Analysts say control on the banking sector has also been widened to include human resources issues. The RBZ now wants to be directly consulted in the appointment of key staff in the banking sector.
According to the new plan, the central bank will scrutinise the CVs of the top three personnel in each department. The RBZ will also be involved in the appointment of chief executives and senior management of banks.
This week Gono promised to tackle virtually every sector, including parastatals which he accused of gross inefficiency.
He will also intervene in the governance of local authorities. The two sectors were allocated $10 trillion for their turnaround plans.

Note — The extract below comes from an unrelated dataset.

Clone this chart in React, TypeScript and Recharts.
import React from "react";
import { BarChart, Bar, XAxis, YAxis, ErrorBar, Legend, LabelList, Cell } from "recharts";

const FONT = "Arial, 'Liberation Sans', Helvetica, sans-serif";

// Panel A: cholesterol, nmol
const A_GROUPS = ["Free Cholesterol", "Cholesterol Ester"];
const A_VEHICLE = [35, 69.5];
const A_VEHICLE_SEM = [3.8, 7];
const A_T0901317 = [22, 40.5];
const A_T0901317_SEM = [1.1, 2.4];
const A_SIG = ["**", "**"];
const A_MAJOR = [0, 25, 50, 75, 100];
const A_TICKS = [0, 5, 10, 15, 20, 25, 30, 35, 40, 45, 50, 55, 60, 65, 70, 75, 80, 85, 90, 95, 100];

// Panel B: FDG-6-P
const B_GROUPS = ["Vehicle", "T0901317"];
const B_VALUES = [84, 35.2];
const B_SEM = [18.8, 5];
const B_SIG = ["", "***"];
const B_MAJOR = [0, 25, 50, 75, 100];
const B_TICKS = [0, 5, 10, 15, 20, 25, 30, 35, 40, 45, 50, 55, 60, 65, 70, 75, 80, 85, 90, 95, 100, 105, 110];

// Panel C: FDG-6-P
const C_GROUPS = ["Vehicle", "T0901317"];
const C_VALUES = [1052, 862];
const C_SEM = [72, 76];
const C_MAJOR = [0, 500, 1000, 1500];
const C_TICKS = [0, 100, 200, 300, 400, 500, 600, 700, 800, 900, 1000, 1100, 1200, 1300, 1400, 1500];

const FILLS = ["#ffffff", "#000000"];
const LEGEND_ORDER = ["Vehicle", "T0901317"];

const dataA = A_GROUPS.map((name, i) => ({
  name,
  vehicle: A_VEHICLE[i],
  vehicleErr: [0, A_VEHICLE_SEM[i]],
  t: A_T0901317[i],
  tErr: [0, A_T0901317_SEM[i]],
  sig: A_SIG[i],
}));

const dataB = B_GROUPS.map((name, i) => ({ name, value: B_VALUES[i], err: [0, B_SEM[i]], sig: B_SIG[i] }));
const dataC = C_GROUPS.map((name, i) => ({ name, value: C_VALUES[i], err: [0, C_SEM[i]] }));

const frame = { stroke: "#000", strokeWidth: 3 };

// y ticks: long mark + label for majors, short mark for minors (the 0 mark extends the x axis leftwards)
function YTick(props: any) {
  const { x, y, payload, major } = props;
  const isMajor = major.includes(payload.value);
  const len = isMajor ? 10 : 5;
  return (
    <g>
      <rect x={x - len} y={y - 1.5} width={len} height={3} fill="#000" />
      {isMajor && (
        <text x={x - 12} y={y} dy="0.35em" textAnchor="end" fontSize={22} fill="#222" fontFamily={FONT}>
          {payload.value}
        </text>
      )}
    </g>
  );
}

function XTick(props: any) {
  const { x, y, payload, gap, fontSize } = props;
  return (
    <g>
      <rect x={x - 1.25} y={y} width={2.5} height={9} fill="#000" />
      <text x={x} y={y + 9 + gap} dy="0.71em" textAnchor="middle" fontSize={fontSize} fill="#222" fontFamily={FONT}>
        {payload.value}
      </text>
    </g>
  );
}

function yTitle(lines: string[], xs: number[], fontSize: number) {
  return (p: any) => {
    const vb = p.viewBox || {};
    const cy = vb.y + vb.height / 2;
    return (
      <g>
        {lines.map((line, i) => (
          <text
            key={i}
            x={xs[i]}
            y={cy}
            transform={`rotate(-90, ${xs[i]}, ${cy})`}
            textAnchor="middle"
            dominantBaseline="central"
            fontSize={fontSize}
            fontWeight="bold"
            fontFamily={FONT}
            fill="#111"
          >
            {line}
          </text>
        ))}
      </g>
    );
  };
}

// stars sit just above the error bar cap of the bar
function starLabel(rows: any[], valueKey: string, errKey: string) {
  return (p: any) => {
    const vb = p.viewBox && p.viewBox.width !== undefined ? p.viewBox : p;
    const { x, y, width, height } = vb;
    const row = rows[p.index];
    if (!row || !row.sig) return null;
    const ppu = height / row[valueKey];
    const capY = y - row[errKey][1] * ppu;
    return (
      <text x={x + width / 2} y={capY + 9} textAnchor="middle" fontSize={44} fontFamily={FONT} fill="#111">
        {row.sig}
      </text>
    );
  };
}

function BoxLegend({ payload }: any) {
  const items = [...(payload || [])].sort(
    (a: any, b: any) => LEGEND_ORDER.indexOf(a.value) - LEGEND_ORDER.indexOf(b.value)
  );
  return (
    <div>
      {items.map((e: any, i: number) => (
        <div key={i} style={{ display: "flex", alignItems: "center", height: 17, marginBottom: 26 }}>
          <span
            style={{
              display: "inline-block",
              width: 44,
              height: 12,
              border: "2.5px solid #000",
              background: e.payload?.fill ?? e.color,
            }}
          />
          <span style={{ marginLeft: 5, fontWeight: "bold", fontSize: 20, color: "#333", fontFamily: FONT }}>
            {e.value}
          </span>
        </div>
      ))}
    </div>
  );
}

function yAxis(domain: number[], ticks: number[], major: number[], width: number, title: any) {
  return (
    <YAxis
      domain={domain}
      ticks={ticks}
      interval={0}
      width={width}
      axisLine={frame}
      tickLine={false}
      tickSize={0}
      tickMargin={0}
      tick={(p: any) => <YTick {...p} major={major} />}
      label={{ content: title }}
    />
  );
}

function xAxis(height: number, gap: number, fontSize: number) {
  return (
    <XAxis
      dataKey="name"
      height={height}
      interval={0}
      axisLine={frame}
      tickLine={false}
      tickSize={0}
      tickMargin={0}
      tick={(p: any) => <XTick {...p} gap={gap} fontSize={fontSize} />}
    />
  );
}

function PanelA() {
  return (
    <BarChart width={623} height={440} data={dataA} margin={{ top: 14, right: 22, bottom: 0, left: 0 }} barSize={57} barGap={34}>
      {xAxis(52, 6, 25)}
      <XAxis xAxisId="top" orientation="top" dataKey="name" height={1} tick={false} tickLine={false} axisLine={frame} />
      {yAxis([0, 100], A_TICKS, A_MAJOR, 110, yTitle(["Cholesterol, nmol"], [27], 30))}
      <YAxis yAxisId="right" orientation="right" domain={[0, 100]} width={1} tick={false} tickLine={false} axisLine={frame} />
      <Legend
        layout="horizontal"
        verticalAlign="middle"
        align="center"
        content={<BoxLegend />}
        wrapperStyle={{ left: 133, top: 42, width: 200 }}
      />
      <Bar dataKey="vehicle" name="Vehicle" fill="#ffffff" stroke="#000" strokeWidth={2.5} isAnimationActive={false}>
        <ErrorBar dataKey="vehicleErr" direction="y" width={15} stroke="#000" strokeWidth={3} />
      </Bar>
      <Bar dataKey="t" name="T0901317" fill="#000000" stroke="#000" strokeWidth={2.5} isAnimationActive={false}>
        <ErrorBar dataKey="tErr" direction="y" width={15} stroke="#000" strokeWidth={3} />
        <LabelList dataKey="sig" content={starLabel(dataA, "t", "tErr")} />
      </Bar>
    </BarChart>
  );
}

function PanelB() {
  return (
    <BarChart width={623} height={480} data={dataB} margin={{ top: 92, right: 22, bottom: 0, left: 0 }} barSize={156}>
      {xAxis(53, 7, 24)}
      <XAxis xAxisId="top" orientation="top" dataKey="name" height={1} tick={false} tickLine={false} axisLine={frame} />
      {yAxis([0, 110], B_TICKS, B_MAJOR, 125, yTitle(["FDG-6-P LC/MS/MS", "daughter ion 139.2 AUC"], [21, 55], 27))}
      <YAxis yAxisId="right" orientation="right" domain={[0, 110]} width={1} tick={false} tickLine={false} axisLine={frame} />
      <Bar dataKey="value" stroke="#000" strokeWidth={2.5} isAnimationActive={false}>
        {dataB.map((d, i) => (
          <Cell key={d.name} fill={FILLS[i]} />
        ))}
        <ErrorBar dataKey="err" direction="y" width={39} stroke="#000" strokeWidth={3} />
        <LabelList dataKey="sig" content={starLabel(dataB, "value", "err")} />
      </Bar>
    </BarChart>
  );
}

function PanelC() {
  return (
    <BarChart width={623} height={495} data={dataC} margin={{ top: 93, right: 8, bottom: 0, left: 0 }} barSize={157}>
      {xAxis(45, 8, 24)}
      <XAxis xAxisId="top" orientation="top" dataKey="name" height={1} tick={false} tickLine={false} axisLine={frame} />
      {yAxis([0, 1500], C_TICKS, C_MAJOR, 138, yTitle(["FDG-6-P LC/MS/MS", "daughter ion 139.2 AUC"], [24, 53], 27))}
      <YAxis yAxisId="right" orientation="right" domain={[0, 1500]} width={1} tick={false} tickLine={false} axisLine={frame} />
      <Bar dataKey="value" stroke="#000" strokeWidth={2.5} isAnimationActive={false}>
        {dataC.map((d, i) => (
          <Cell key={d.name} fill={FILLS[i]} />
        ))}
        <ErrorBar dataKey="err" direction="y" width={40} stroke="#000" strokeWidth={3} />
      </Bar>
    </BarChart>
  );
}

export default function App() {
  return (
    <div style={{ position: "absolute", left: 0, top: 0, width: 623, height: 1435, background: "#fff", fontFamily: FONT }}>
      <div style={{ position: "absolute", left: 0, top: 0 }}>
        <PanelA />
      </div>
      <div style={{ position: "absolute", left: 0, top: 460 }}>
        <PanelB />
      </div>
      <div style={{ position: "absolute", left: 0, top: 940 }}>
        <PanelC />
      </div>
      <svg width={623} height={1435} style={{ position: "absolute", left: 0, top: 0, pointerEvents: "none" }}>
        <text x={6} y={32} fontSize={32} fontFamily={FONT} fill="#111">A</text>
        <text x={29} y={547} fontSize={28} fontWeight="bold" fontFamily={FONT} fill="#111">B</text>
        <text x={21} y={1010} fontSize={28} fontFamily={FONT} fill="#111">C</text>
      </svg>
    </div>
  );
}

All this, analysts say, has made the RBZ too dominant whilst its venture into the direct purchase of forex and entry into the retail banking through ZABG compromise corporate governance.
Bankers have questioned the powers and impartiality of the RBZ as a monetary authority.

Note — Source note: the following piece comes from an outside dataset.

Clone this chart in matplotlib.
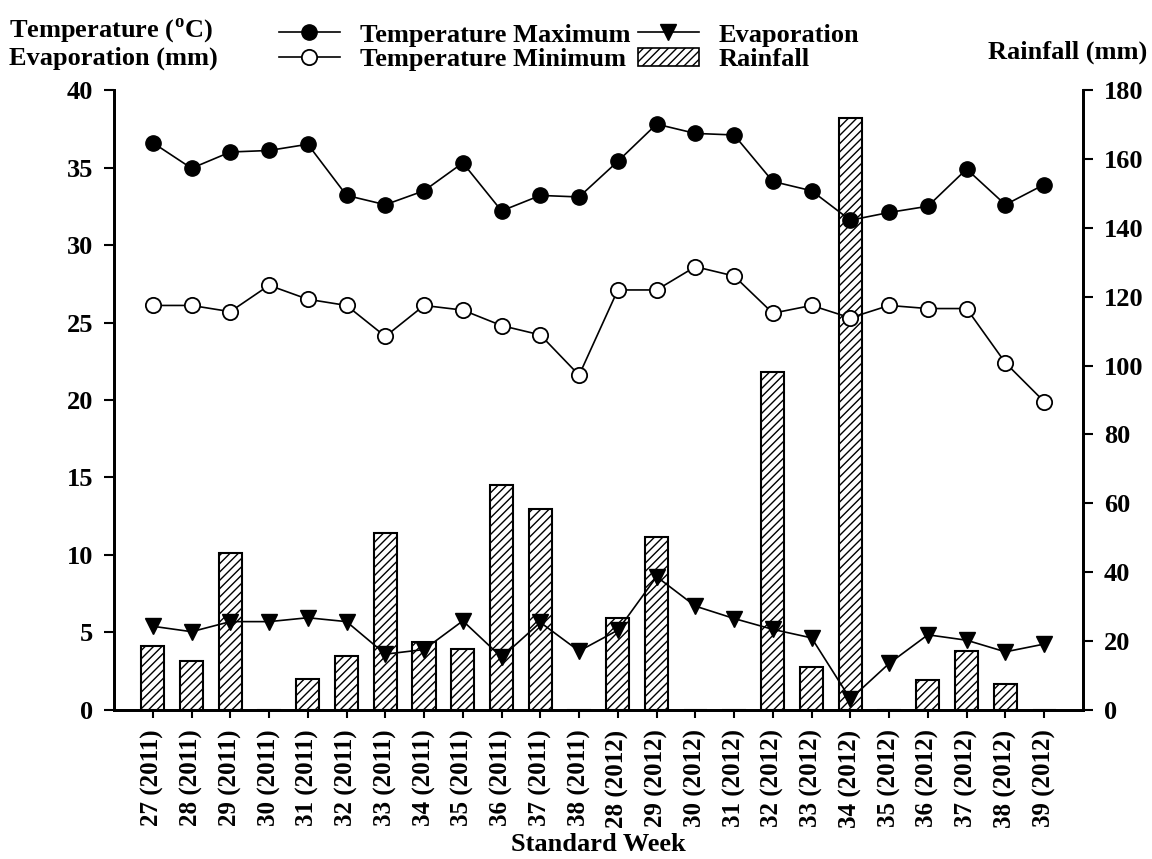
import numpy as np
import matplotlib.pyplot as plt
from matplotlib.lines import Line2D
from matplotlib.patches import Patch

plt.rcParams['font.family'] = 'Liberation Serif'
plt.rcParams['font.weight'] = 'bold'
plt.rcParams['mathtext.fontset'] = 'custom'
plt.rcParams['mathtext.rm'] = 'Liberation Serif:bold'
plt.rcParams['mathtext.bf'] = 'Liberation Serif:bold'
plt.rcParams['hatch.linewidth'] = 1.0

weeks = ['27 (2011)', '28 (2011)', '29 (2011)', '30 (2011)', '31 (2011)', '32 (2011)',
         '33 (2011)', '34 (2011)', '35 (2011)', '36 (2011)', '37 (2011)', '38 (2011)',
         '28 (2012)', '29 (2012)', '30 (2012)', '31 (2012)', '32 (2012)', '33 (2012)',
         '34 (2012)', '35 (2012)', '36 (2012)', '37 (2012)', '38 (2012)', '39 (2012)']

tmax = [36.6, 34.95, 36.0, 36.1, 36.5, 33.2, 32.6, 33.5, 35.3, 32.2, 33.2, 33.1,
        35.4, 37.8, 37.2, 37.1, 34.1, 33.5, 31.6, 32.1, 32.5, 34.9, 32.6, 33.9]
tmin = [26.1, 26.1, 25.7, 27.4, 26.5, 26.1, 24.1, 26.1, 25.8, 24.8, 24.2, 21.6,
        27.1, 27.1, 28.6, 28.0, 25.6, 26.1, 25.3, 26.1, 25.9, 25.9, 22.4, 19.9]
evap = [5.4, 5.05, 5.7, 5.7, 5.95, 5.7, 3.6, 3.9, 5.75, 3.4, 5.65, 3.8,
        5.15, 8.6, 6.7, 5.9, 5.2, 4.65, 0.7, 3.0, 4.85, 4.5, 3.75, 4.25]
rain = [18.5, 14.2, 45.7, 0, 9.0, 15.7, 51.3, 19.8, 17.6, 65.3, 58.4, 0,
        26.6, 50.1, 0, 0, 98.1, 12.6, 172.0, 0, 8.7, 17.1, 7.4, 0]

x = np.arange(len(weeks))
fs = 19

fig = plt.figure(figsize=(11.52, 8.59), dpi=100)
ax1 = fig.add_axes([0.099, 0.1735, 0.841, 0.7217])
ax2 = ax1.twinx()

ax2.bar(x, rain, width=0.6, color='white', edgecolor='black', hatch='////', linewidth=1.5)

ax1.plot(x, tmax, '-o', color='black', lw=1.2, ms=11, mfc='black', mec='black')
ax1.plot(x, tmin, '-o', color='black', lw=1.2, ms=11, mfc='white', mec='black', mew=1.3)
ax1.plot(x, evap, '-v', color='black', lw=1.2, ms=11, mfc='black', mec='black')

# lines above the bars
ax1.set_zorder(2)
ax1.patch.set_visible(False)

ax1.set_xlim(-1, len(weeks))
ax1.set_ylim(0, 40)
ax2.set_ylim(0, 180)
ax1.set_yticks(range(0, 41, 5))
ax2.set_yticks(range(0, 181, 20))
ax1.set_xticks(x)
ax1.set_xticklabels(weeks, rotation=90)

for ax in (ax1, ax2):
    ax.spines['top'].set_visible(False)
    for s in ('left', 'right', 'bottom'):
        ax.spines[s].set_linewidth(2)
    ax.tick_params(axis='y', direction='out', length=7, width=1.5, pad=8, labelsize=fs)
ax1.tick_params(axis='x', direction='out', length=6, width=1.5, pad=8, labelsize=18)
for lab in ax1.get_xticklabels() + ax1.get_yticklabels() + ax2.get_yticklabels():
    lab.set_fontweight('bold')

ax1.set_xlabel('Standard Week', fontsize=fs, fontweight='bold', labelpad=4)

fig.text(0.008, 0.965, r'Temperature ($^{\mathbf{o}}$C)', fontsize=fs, fontweight='bold', va='center')
fig.text(0.008, 0.9325, 'Evaporation (mm)', fontsize=fs, fontweight='bold', va='center')
fig.text(0.9957, 0.9395, 'Rainfall (mm)', fontsize=fs, fontweight='bold', va='center', ha='right')

handles = [
    Line2D([], [], color='black', lw=1.2, marker='o', ms=11, mfc='black'),
    Line2D([], [], color='black', lw=1.2, marker='o', ms=11, mfc='white', mew=1.3),
    Line2D([], [], color='black', lw=1.2, marker='v', ms=11, mfc='black'),
    Patch(facecolor='white', edgecolor='black', hatch='////', linewidth=1.2),
]
labels = ['Temperature Maximum', 'Temperature Minimum', 'Evaporation', 'Rainfall']
fig.legend(handles, labels, ncol=2, frameon=False, loc='center',
           bbox_to_anchor=(0.494, 0.945), prop={'size': fs, 'weight': 'bold'},
           handlelength=2.3, handletextpad=0.75, columnspacing=0.3, labelspacing=0.05,
           borderpad=0.2)

fig.savefig('out.png', dpi=100)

Dr Alex Magaisa, a law lecturer at the University of Nottingham in the UK and a regular columnist of the Zimbabwe Independent, said the RBZ was now too powerful.
He said the bank was getting too involved in the affairs of individual banks and might expose itself to legal liability if something went wrong.

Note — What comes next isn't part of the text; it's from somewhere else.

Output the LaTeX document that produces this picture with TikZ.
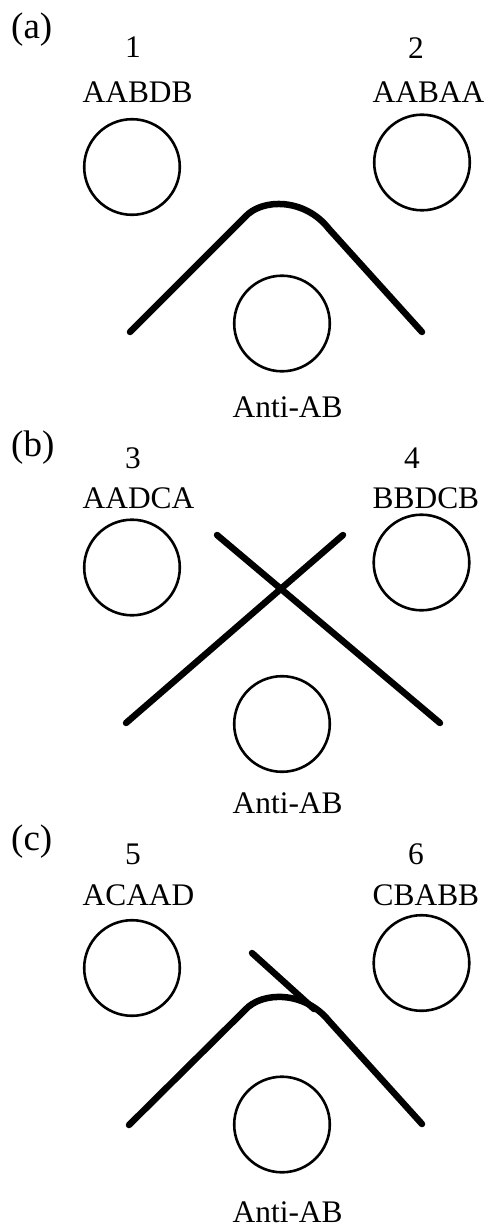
\documentclass[tikz,border=0pt]{standalone}
\usepackage{fontspec}
\setmainfont{Liberation Serif}
\begin{document}
\begin{tikzpicture}[x=1pt,y=-1pt,
  cell/.style={circle,draw,line width=2.6pt,minimum size=95.6pt,inner sep=0pt},
  seqtext/.style={anchor=base west,inner sep=0pt,font=\fontsize{31.4}{36}\selectfont},
  numtext/.style={anchor=base,inner sep=0pt,font=\fontsize{31.4}{36}\selectfont},
  paneltext/.style={anchor=base west,inner sep=0pt,font=\fontsize{37}{42}\selectfont},
  bond/.style={line width=6.5pt,line cap=round,line join=round}]
\useasboundingbox (0,0) rectangle (488,1230);

% ---------- panel (a) ----------
\node[paneltext] (la) at (11,38.3) {(a)};
\node[numtext] (n1) at (133,58) {1};
\node[numtext] (n2) at (416,59) {2};
\node[seqtext] (s1) at (82.5,103) {AABDB};
\node[seqtext] (s2) at (372.5,103) {AABAA};
\node[cell] (c1) at (132,167) {};
\node[cell] (c2) at (422,162.5) {};
\node[cell] (ca) at (282,323.5) {};
\node[seqtext] (aa) at (232.5,417) {Anti-AB};
\coordinate (aL) at (130,332);
\coordinate (aR) at (422,332);
\draw[bond] (aL) -- (245,217) .. controls (262,198) and (305,198) .. (329,229) -- (aR);

% ---------- panel (b) ----------
\node[paneltext] (lb) at (11,456.5) {(b)};
\node[numtext] (n3) at (133,468) {3};
\node[numtext] (n4) at (412,468) {4};
\node[seqtext] (s3) at (82.5,508) {AADCA};
\node[seqtext] (s4) at (372.5,508) {BBDCB};
\node[cell] (c3) at (132,567.5) {};
\node[cell] (c4) at (421.5,562.5) {};
\node[cell] (cb) at (282,724) {};
\node[seqtext] (ab) at (232.5,813) {Anti-AB};
\coordinate (bL1) at (126,723);
\coordinate (bR1) at (343,535);
\coordinate (bL2) at (217,535);
\coordinate (bR2) at (440,723);
\draw[bond] (bL1) -- (bR1);
\draw[bond] (bL2) -- (bR2);

% ---------- panel (c) ----------
\node[paneltext] (lc) at (11,850.5) {(c)};
\node[numtext] (n5) at (133,864) {5};
\node[numtext] (n6) at (416,864) {6};
\node[seqtext] (s5) at (82.5,905) {ACAAD};
\node[seqtext] (s6) at (372.5,905) {CBABB};
\node[cell] (c5) at (132,968) {};
\node[cell] (c6) at (421.5,963) {};
\node[cell] (cc) at (282,1124.5) {};
\node[seqtext] (ac) at (232.5,1222) {Anti-AB};
\coordinate (cL) at (129,1125);
\coordinate (cR) at (422,1124);
\coordinate (cT) at (252,953);
\coordinate (cM) at (314,1009);
\draw[bond] (cL) -- (245,1010) .. controls (262,991) and (305,991) .. (329,1021) -- (cR);
\draw[bond] (cT) -- (cM);
\end{tikzpicture}
\end{document}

“The RBZ is becoming too powerful. More important, however, is that by getting actively involved in individual institutions’ affairs, the RBZ might expose itself to legal liability in case something goes wrong as a result of their interventions,” said Magaisa.
“The best scenario is that an independent supervisory authority should be created so that it concentrates solely on the supervision of financial markets generally and leaves the central bank to focus on the key monetary policy duties.
He said while there was nothing particularly wrong in the supervisor being the authority responsible for registration, the question was whether the RBZ would behave any differently from the ministry.
This means that the central bank now has unilateral powers to decide on the fate of any bank without any alternative for the banks to challenge its actions. The issue in which the troubled Time Bank has dragged the RBZ to court is a case in point. There are now serious doubts about the impartiality of RBZ in its future dealings with Time Bank after the case has been concluded.
Its effort to control the recruitment policy of banks is also open to abuse by the central bank.
“The idea of playing a role in the recruitment obviously makes the chosen ones indebted to the governor and this might compromise both the RBZ’s supervisory role and the executive’s independence which is very important in corporate governance,” Magaisa said.
Others said the recent move by the reserve bank to open MTAs under the Homelink brand did not augur well for the sector. They said the central bank was usurping roles initially meant for the private sector. The Reserve Bank is now a full-time operator of several foreign currency exchange outlet around the country.
Their Homelink outlets are already competing directly with private banks and other money transfer agencies. To consolidate its grip on the foreign currency trading the RBZ has since formed Homelink Pvt (Ltd) in which the bank would have majority shareholders.
“Playing the leading role in the buying of foreign currency from the public, the Reserve Bank is transcending its actual role. What then becomes the role of private banks,” asked an economist with a local bank. “The playing field in the purchase of foreign currency is no longer level. What guarantee do we have that their policies would be fair. It is now the referee and the player in the financial sector,” he said.
There are also reservations that the government’s move to venture into retail banking through the ZABG can also compromise the central bank’s role. They say it is against basic corporate governance for the central bank to operate a retail bank as what is happening with ZABG. This means that the RBZ is literally jostling for customers and business with established banks.